Here are some tips to keep your flower girls and ring bearers happy so their trip down the aisle will be more “awww” than “oh no!”


flower girls holding banner sign

If you’ve spent any amount of time with young children, you are probably aware that they’re pretty unpredictable. Add in formal attire and a crowd of people staring at them, you might have a meltdown on your hands.

Keep the situation under control (as best as you can) by following these tips for well-behaved little ones. 

Consider ages and personalities

Flower girls and ring bearers typically range in age from three or four to eight years old. It may look adorable to have your 18-month-old niece toddling down the aisle, but the younger the child, the more difficult to control. And don’t only consider the children’s ages when selecting your young attendants. Some kids just don’t like being in the spotlight— they may prefer handing out programs or a more low-key honor instead.

Talk to the parents in advance

If you have a child in mind for a flower girl and ring bearer role, discuss it with his or her parents first. Make sure they are comfortable with the idea, and think their child will be able to handle it. Ask them what they need to help their child be calm and well-behaved on the day of the wedding (maybe having a quiet spot for them to nap pre-ceremony or having a grandparent present to help out), and do your best to accommodate them.

Talk it up

When asking a child to be part of your wedding, be positive and put them in control. Say something like, “You know how Uncle Chad and I are getting married in a few months? We want you to have a special part in our wedding and [explain what the role in, whether it’s carrying the rings down the aisle or tossing petals]. Do you think you can be our big helper?” Make sure the child’s parents talk about the wedding frequently so the child doesn’t forget!

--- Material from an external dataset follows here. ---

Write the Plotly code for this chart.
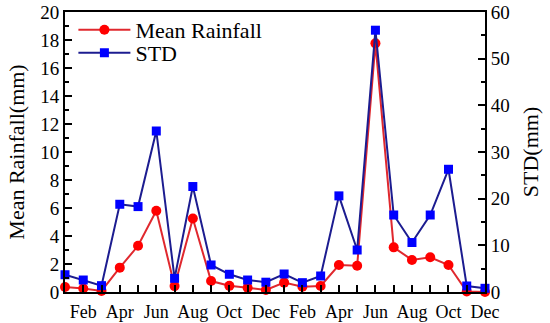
import plotly.graph_objects as go

months = ["Jan", "Feb", "Mar", "Apr", "May", "Jun", "Jul", "Aug", "Sep", "Oct", "Nov", "Dec"] * 2
mean_rainfall = [0.36, 0.25, 0.08, 1.74, 3.3, 5.8, 0.42, 5.25, 0.78, 0.44, 0.3, 0.14,
                 0.67, 0.38, 0.43, 1.93, 1.88, 17.76, 3.19, 2.29, 2.48, 1.93, 0.03, 0.0]
std = [3.7, 2.57, 1.36, 18.8, 18.3, 34.5, 2.93, 22.6, 5.79, 3.8, 2.57, 2.1,
       3.86, 2.0, 3.43, 20.6, 9.0, 56.1, 16.5, 10.6, 16.5, 26.3, 1.29, 0.79]

x = list(range(1, len(months) + 1))
tick_text = [m if i % 2 == 1 else "" for i, m in enumerate(months)]

font = "Liberation Serif, Times New Roman, serif"

fig = go.Figure()
fig.add_trace(go.Scatter(
    x=x, y=mean_rainfall, name="Mean Rainfall", mode="lines+markers",
    line=dict(color="#e0282e", width=2),
    marker=dict(symbol="circle", size=10, color="#ff0000"),
    yaxis="y", cliponaxis=False, legend="legend",
))
fig.add_trace(go.Scatter(
    x=x, y=std, name="STD", mode="lines+markers",
    line=dict(color="#1c1c90", width=2),
    marker=dict(symbol="square", size=9, color="#0000ff"),
    yaxis="y2", cliponaxis=False, legend="legend2",
))

leg_common = dict(xanchor="left", yanchor="middle", bgcolor="rgba(0,0,0,0)",
                  font=dict(size=22, family=font), itemwidth=52)

fig.update_layout(
    width=550, height=323,
    margin=dict(l=65, r=65, t=12, b=31, autoexpand=False),
    paper_bgcolor="white", plot_bgcolor="white",
    font=dict(family=font, size=18, color="black"),
    showlegend=True,
    legend=dict(x=0.02, y=0.936, **leg_common),
    legend2=dict(x=0.02, y=0.854, **leg_common),
    xaxis=dict(range=[1, 24], tickvals=x, ticktext=tick_text, automargin=False,
               ticks="inside", ticklen=7, tickwidth=1.5, tickcolor="black",
               showline=True, linecolor="black", linewidth=2, mirror=True,
               showgrid=False, zeroline=False, tickfont=dict(size=18),
               ticklabelstandoff=2),
    yaxis=dict(range=[0, 20], dtick=2, ticks="inside", ticklen=7, tickwidth=1.5,
               tickcolor="black", showline=True, linecolor="black", linewidth=2,
               showgrid=False, zeroline=False, automargin=False,
               minor=dict(dtick=1, ticks="inside", ticklen=4, tickcolor="black"),
               title=dict(text="Mean Rainfall(mm)", font=dict(size=22), standoff=10),
               tickfont=dict(size=19)),
    yaxis2=dict(range=[0, 60], dtick=10, ticks="inside", ticklen=7, tickwidth=1.5,
                tickcolor="black", showline=True, linecolor="black", linewidth=2,
                overlaying="y", side="right", showgrid=False, zeroline=False,
                automargin=False,
                minor=dict(dtick=5, ticks="inside", ticklen=4, tickcolor="black"),
                title=dict(text="STD(mm)", font=dict(size=22), standoff=14),
                tickfont=dict(size=19)),
)

fig.write_html("out.html", config={"displayModeBar": False},
               post_script="document.body.style.margin='0';")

Let them help pick out attire

You want to make sure that the kids are relatively comfortable in their wedding attire. So let them have a say in some aspect of their attire. While a little boy might not be thrilled about wearing a suit, he might be more into it if he gets to pick the tie he wears.

Practice makes perfect

If you know the song that will be playing when the little one walks down the aisle, send the track to the child’s parents so they can listen and practice at home. We can tell you from experience, that this actually works—when the child hears the familiar music during the ceremony, they will know it’s time to walk down the aisle!

Give them a task

Whether it’s holding the rings or tossing petals, carrying a sign or waving a wand, keeping kids focus on a task will distract them from the people staring at them and the grandeur of the moment—and make them feel important and special.

Bribery. Pure bribery.

Just like your bridesmaids and groomsmen, your youngest attendants should get gifts as well. You may want to give the child their gift before the wedding, or you might want to have it waiting for them at the end of the aisle if they need a little motivation.

Make sure they’re napped and fed

Do all you can to create a safe and comfortable environment for the little ones before the ceremony—even if things are a little stressful. Try to keep them as on-schedule as possible throughout the day by having them eat and nap at their regular times.

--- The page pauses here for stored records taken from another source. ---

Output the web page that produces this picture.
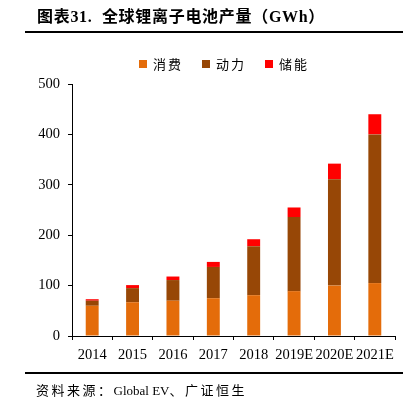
<!DOCTYPE html>
<html>
<head>
<meta charset="utf-8">
<script src="https://cdn.jsdelivr.net/npm/chart.js@4/dist/chart.umd.min.js"></script>
<style>
  html, body { margin: 0; padding: 0; background: #fff; }
  body { width: 403px; height: 397px; position: relative; overflow: hidden;
         font-family: "Liberation Serif", "Noto Sans CJK SC", serif; }
  #title { position: absolute; left: 37px; top: 3px; font-size: 16px; font-weight: bold;
           letter-spacing: 0.7px; color: #000; white-space: nowrap; }
  .rule { position: absolute; left: 25px; right: 0; height: 2px; background: #000; }
  #legend { position: absolute; top: 54px; left: 139px; font-size: 13px; letter-spacing: 2px;
            color: #000; white-space: nowrap; }
  #legend span.item { display: inline-block; margin-right: 19px; }
  #legend i { display: inline-block; width: 8px; height: 8px; margin-right: 6px; vertical-align: 1px; }
  #source { position: absolute; left: 36px; top: 380px; font-size: 13px;
            color: #000; white-space: nowrap; }
  #source .cjk { letter-spacing: 2.5px; }
  #wrap { position: absolute; left: 0; top: 0; width: 403px; height: 397px; }
</style>
</head>
<body>
<div id="wrap"><canvas id="chart"></canvas></div>
<div id="title">图表31.&nbsp;&nbsp;全球锂离子电池产量（GWh）</div>
<div class="rule" style="top:31px"></div>
<div id="legend"></div>
<div class="rule" style="top:372px"></div>
<div id="source"><span class="cjk">资料来源：</span>Global EV<span class="cjk">、广证恒生</span></div>
<script>
// --- data (GWh) ---
const years = ['2014', '2015', '2016', '2017', '2018', '2019E', '2020E', '2021E'];
const consumer = [60, 67, 70, 75, 81, 89, 100, 105];   // 消费
const power    = [10, 28, 41, 62, 97, 147, 211, 295];  // 动力
const storage  = [3, 6, 7, 10, 14, 19, 31, 40];        // 储能
const yTicks = [0, 100, 200, 300, 400, 500];

const seriesNames = ['消费', '动力', '储能'];
const seriesColors = ['#E46C0A', '#974706', '#FF0000'];

// legend (html)
document.getElementById('legend').innerHTML = seriesNames.map((n, i) =>
  `<span class="item"><i style="background:${seriesColors[i]}"></i>${n}</span>`).join('');

const tickFont = { family: '"Liberation Serif", serif', size: 14.5 };

new window.Chart(document.getElementById('chart').getContext('2d'), {
  type: 'bar',
  data: {
    labels: years,
    datasets: [consumer, power, storage].map((d, i) => ({
      label: seriesNames[i],
      data: d,
      backgroundColor: seriesColors[i],
      borderWidth: 0,
      barPercentage: 0.32,
      categoryPercentage: 1
    }))
  },
  options: {
    responsive: true, maintainAspectRatio: false, animation: false,
    layout: { padding: { top: 84, left: 0, right: 8, bottom: 31 } },
    plugins: { legend: { display: false }, tooltip: { enabled: false } },
    scales: {
      x: {
        stacked: true,
        afterFit: s => { s.height = 30; },
        grid: { drawOnChartArea: false, drawTicks: true, tickLength: 4, color: '#000', offset: true },
        border: { display: true, color: '#000', width: 1 },
        ticks: { color: '#000', font: tickFont, padding: 6, maxRotation: 0, autoSkip: false }
      },
      y: {
        stacked: true, min: 0, max: 500,
        afterFit: s => { s.width = 72; },
        afterBuildTicks: s => { s.ticks = yTicks.map(v => ({ value: v })); },
        grid: { drawOnChartArea: false, drawTicks: true, tickLength: 4, color: '#000' },
        border: { display: true, color: '#000', width: 1 },
        ticks: { color: '#000', font: tickFont, padding: 8 }
      }
    }
  }
});
</script>
</body>
</html>
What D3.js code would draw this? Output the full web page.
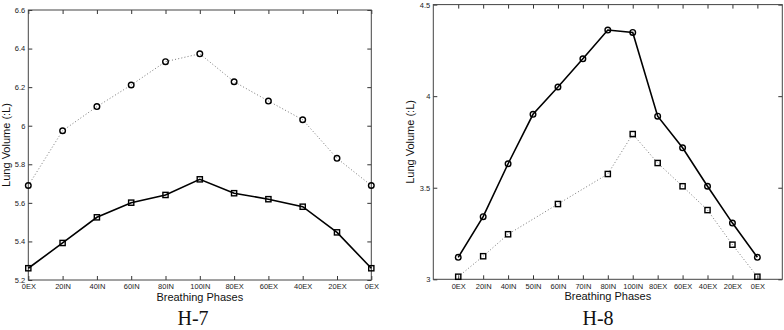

Dress them at the last minute

Kids have a funny way of getting their clothes dirty at the most inopportune times. Put the kids in their outfits as close to the ceremony time as possible. If they require a snack while they’re in their wedding attire, keep it as mess-free as possible (crackers rather than chocolate).

Be flexible

If a little one won’t wear her hair wreath or wants to carry his stuffed animal down the aisle, that’s okay. Allow kids to walk in groups rather than solo if that makes them more comfortable. And if a child refuses to walk at the last minute, don’t force them.

Have an adult on stand-by

Some children may need a helping hand to get them down the aisle. Familiar adults should be by the child’s side both at the beginning and the end of the aisle. Telling a child, “Walk to Mommy” is usually a good incentive for him or her to start walking if they’re a bit nervous. And make sure the child is seated with a family member who can remove them from the ceremony if they start to get too fidgety or fussy.

Give them lots of praise

Attending a wedding is a big deal for a little one, and having you and your spouse thank them for their help will mean so much. Be sure to take a moment after the ceremony to give the little ones a hug or high-five for a job (hopefully!) well done!